■ Instruction: Nothing outside the range from the line with "Output the web" to the line with "var svg = d3.select('svg');" belongs in the copy, and no pictures do either; repeat that range exactly.

■ Exercise input:
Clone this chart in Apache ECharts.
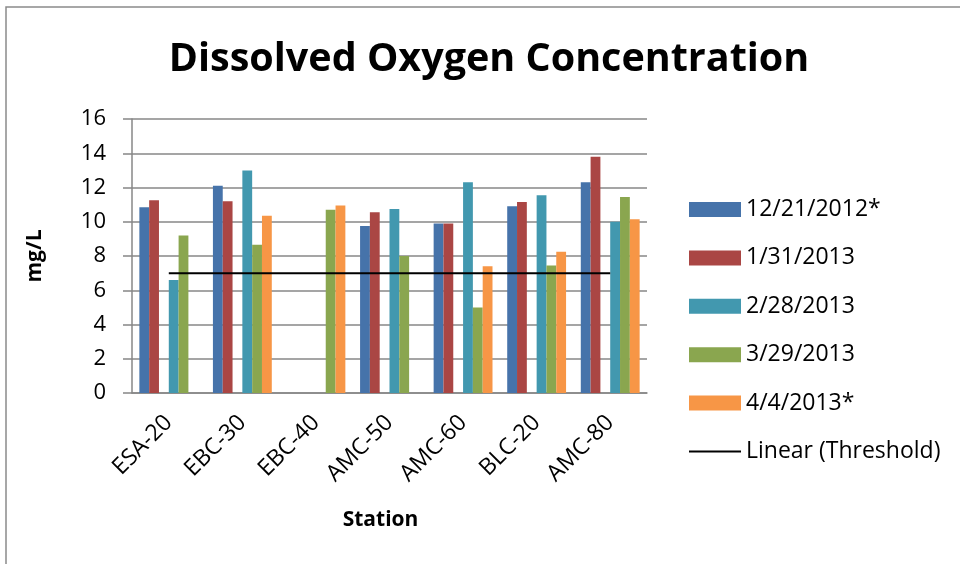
<!DOCTYPE html>
<html>
<head>
<meta charset="utf-8">
<script src="https://cdn.jsdelivr.net/npm/echarts@6/dist/echarts.min.js"></script>
<style>
  html, body { margin: 0; padding: 0; background: #fff; }
  #chart { width: 960px; height: 564px; }
</style>
</head>
<body>
<div id="chart"></div>
<script>
// Stations sampled along the x axis
const stations = ['ESA-20', 'EBC-30', 'EBC-40', 'AMC-50', 'AMC-60', 'BLC-20', 'AMC-80'];

// Dissolved oxygen (mg/L) per sampling date; null = not sampled
const dec21_2012 = [10.85, 12.1, null, 9.75, 9.9, 10.9, 12.3];
const jan31_2013 = [11.25, 11.2, null, 10.55, 9.9, 11.15, 13.8];
const feb28_2013 = [6.6, 13.0, null, 10.75, 12.3, 11.55, 10.0];
const mar29_2013 = [9.2, 8.65, 10.7, 8.0, 5.0, 7.45, 11.45];
const apr4_2013 = [null, 10.35, 10.95, null, 7.4, 8.25, 10.15];

// Regulatory threshold (mg/L): kept as a hidden bar series, shown as its linear trend line
const threshold = [7, 7, 7, 7, 7, 7, 7];

const dateNames = ['12/21/2012*', '1/31/2013', '2/28/2013', '3/29/2013', '4/4/2013*'];
const dateValues = [dec21_2012, jan31_2013, feb28_2013, mar29_2013, apr4_2013];
const colors = ['#4673AA', '#AA4644', '#4298AF', '#8AA64F', '#F79646'];

const FONT = "'Open Sans', 'Noto Sans', sans-serif";

const chart = echarts.init(document.getElementById('chart'), null, { renderer: 'canvas' });

function barSeries(name, data, color) {
  return {
    name: name,
    type: 'bar',
    data: data,
    barGap: '0%',
    barCategoryGap: '20%',
    itemStyle: { color: color },
    emphasis: { disabled: true }
  };
}

// Column order: two dates, the hidden threshold column, then the remaining three dates
const bars = [
  barSeries(dateNames[0], dateValues[0], colors[0]),
  barSeries(dateNames[1], dateValues[1], colors[1]),
  barSeries('Threshold', threshold, 'rgba(0,0,0,0)'),
  barSeries(dateNames[2], dateValues[2], colors[2]),
  barSeries(dateNames[3], dateValues[3], colors[3]),
  barSeries(dateNames[4], dateValues[4], colors[4])
];

chart.setOption({
  animation: false,
  backgroundColor: '#ffffff',
  title: {
    text: 'Dissolved Oxygen Concentration',
    left: 484,
    top: 35,
    textAlign: 'center',
    textStyle: { fontFamily: FONT, fontWeight: 'bold', fontSize: 39.5, color: '#000' }
  },
  graphic: [{
    type: 'rect',
    shape: { x: 6, y: 7, width: 1000, height: 1000 },
    style: { fill: 'none', stroke: '#8a8a8a', lineWidth: 1.5 },
    silent: true
  }],
  grid: { left: 132, top: 119, width: 515, height: 274, containLabel: false },
  legend: {
    orient: 'vertical',
    left: 689,
    top: 198,
    padding: 0,
    itemWidth: 52,
    itemHeight: 15,
    itemGap: 25.4,
    textStyle: { fontFamily: FONT, fontSize: 23, color: '#000' },
    data: dateNames.map(n => ({ name: n, icon: 'rect' })).concat([
      { name: 'Linear (Threshold)', icon: 'path://M0,0H52V2H0Z' }
    ])
  },
  xAxis: {
    type: 'category',
    data: stations,
    name: 'Station',
    nameLocation: 'middle',
    nameGap: 117,
    nameTextStyle: { fontFamily: FONT, fontWeight: 'bold', fontSize: 21, color: '#000', padding: [0, 18, 0, 0] },
    axisLine: { lineStyle: { color: '#878787', width: 1.5 } },
    axisTick: { show: false },
    axisLabel: { rotate: 45, margin: 26, fontFamily: FONT, fontSize: 23, color: '#000', interval: 0 }
  },
  yAxis: {
    type: 'value',
    min: 0,
    max: 16,
    interval: 2,
    name: 'mg/L',
    nameLocation: 'middle',
    nameGap: 86,
    nameTextStyle: { fontFamily: FONT, fontWeight: 'bold', fontSize: 21, color: '#000' },
    axisLine: { show: true, lineStyle: { color: '#878787', width: 1.5 } },
    axisTick: { show: true, length: 9, inside: false, lineStyle: { color: '#878787', width: 1.5 } },
    axisLabel: { margin: 26, fontFamily: FONT, fontSize: 22, color: '#000' },
    splitLine: { show: true, lineStyle: { color: '#878787', width: 1.5 } }
  },
  series: bars.concat([{
    name: 'Linear (Threshold)',
    type: 'line',
    data: threshold,
    symbol: 'none',
    lineStyle: { color: '#000', width: 2 },
    itemStyle: { color: '#000' },
    z: 5,
    emphasis: { disabled: true }
  }])
});
</script>
</body>
</html>
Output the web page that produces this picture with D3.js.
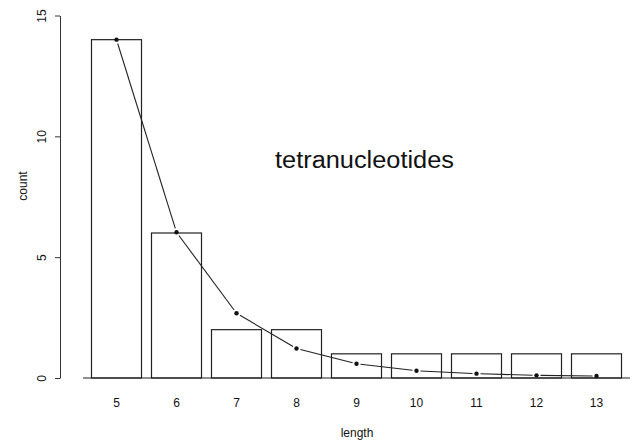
<!DOCTYPE html>
<html lang="en">
<head>
<meta charset="UTF-8">
<title>tetranucleotides</title>
<script src="https://cdn.jsdelivr.net/npm/d3@7"></script>
<style>
  body { margin: 0; background: #fff; }
  text { font-family: "Liberation Sans", Arial, sans-serif; fill: #111; }
</style>
</head>
<body>
<svg width="636" height="444"></svg>
<script>
var lengths = [5, 6, 7, 8, 9, 10, 11, 12, 13];
var counts = [14, 6, 2, 2, 1, 1, 1, 1, 1];
var fitted = [14, 6.03, 2.68, 1.22, 0.59, 0.3, 0.18, 0.11, 0.08];
var yTicks = [0, 5, 10, 15];

var svg = d3.select('svg');

// scales
var x = d3.scaleBand()
    .domain(lengths)
    .range([86.5, 626.5])
    .paddingInner(1 / 6)
    .paddingOuter(1 / 12);

var y = d3.scaleLinear()
    .domain([0, 15])
    .range([378, 15.5]);

// bars
svg.append('g').selectAll('rect')
    .data(counts)
    .enter().append('rect')
    .attr('x', function (d, i) { return x(lengths[i]); })
    .attr('y', function (d) { return y(d); })
    .attr('width', x.bandwidth())
    .attr('height', function (d) { return y(0) - y(d); })
    .attr('fill', 'none')
    .attr('stroke', '#222')
    .attr('stroke-width', 1.2);

// baseline
svg.append('line')
    .attr('x1', 83).attr('x2', 630)
    .attr('y1', y(0)).attr('y2', y(0))
    .attr('stroke', '#222')
    .attr('stroke-width', 1.2);

// y axis (R style, rotated labels)
var axisY = d3.axisLeft(y).tickValues(yTicks).tickSize(5).tickSizeOuter(0);
var gy = svg.append('g')
    .attr('transform', 'translate(60,0)')
    .call(axisY);
gy.select('.domain').attr('stroke', '#333');
gy.selectAll('.tick line').attr('stroke', '#333');
gy.selectAll('.tick text')
    .attr('x', 0).attr('y', 0).attr('dy', 0)
    .attr('text-anchor', 'middle')
    .attr('transform', 'translate(-14,0) rotate(-90)')
    .style('font-size', '12px')
    .style('font-family', '"Liberation Sans", Arial, sans-serif')
    .attr('fill', '#111');

// x labels
var axisX = d3.axisBottom(x).tickSize(0);
var gx = svg.append('g')
    .attr('transform', 'translate(0,' + y(0) + ')')
    .call(axisX);
gx.select('.domain').remove();
gx.selectAll('.tick text')
    .attr('y', 29)
    .attr('dy', 0)
    .style('font-size', '12px')
    .style('font-family', '"Liberation Sans", Arial, sans-serif')
    .attr('fill', '#111');

// fitted curve, R type="b" (gaps round the points)
var pts = fitted.map(function (d, i) {
    return [x(lengths[i]) + x.bandwidth() / 2, y(d)];
});
var gap = 4;
var segs = [];
for (var i = 0; i < pts.length - 1; i++) {
    var a = pts[i], b = pts[i + 1];
    var dx = b[0] - a[0], dy = b[1] - a[1];
    var len = Math.sqrt(dx * dx + dy * dy);
    if (len <= gap * 2) continue;
    var ux = dx / len, uy = dy / len;
    segs.push([a[0] + ux * gap, a[1] + uy * gap, b[0] - ux * gap, b[1] - uy * gap]);
}
svg.append('g').selectAll('line')
    .data(segs)
    .enter().append('line')
    .attr('x1', function (d) { return d[0]; })
    .attr('y1', function (d) { return d[1]; })
    .attr('x2', function (d) { return d[2]; })
    .attr('y2', function (d) { return d[3]; })
    .attr('stroke', '#222')
    .attr('stroke-width', 1.1);

svg.append('g').selectAll('circle')
    .data(pts)
    .enter().append('circle')
    .attr('cx', function (d) { return d[0]; })
    .attr('cy', function (d) { return d[1]; })
    .attr('r', 2.2)
    .attr('fill', '#111');

// labels
svg.append('text')
    .attr('x', 275).attr('y', 168)
    .attr('textLength', 179)
    .attr('lengthAdjust', 'spacingAndGlyphs')
    .style('font-size', '23px')
    .text('tetranucleotides');

svg.append('text')
    .attr('x', 357).attr('y', 437)
    .attr('text-anchor', 'middle')
    .style('font-size', '12px')
    .text('length');

svg.append('text')
    .attr('transform', 'translate(27,186) rotate(-90)')
    .attr('text-anchor', 'middle')
    .style('font-size', '12px')
    .text('count');
</script>
</body>
</html>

■ Correct output:
Output the web page that produces this picture with D3.js.
<!DOCTYPE html>
<html lang="en">
<head>
<meta charset="UTF-8">
<title>tetranucleotides</title>
<script src="https://cdn.jsdelivr.net/npm/d3@7"></script>
<style>
  body { margin: 0; background: #fff; }
  text { font-family: "Liberation Sans", Arial, sans-serif; fill: #111; }
</style>
</head>
<body>
<svg width="636" height="444"></svg>
<script>
var lengths = [5, 6, 7, 8, 9, 10, 11, 12, 13];
var counts = [14, 6, 2, 2, 1, 1, 1, 1, 1];
var fitted = [14, 6.03, 2.68, 1.22, 0.59, 0.3, 0.18, 0.11, 0.08];
var yTicks = [0, 5, 10, 15];

var svg = d3.select('svg');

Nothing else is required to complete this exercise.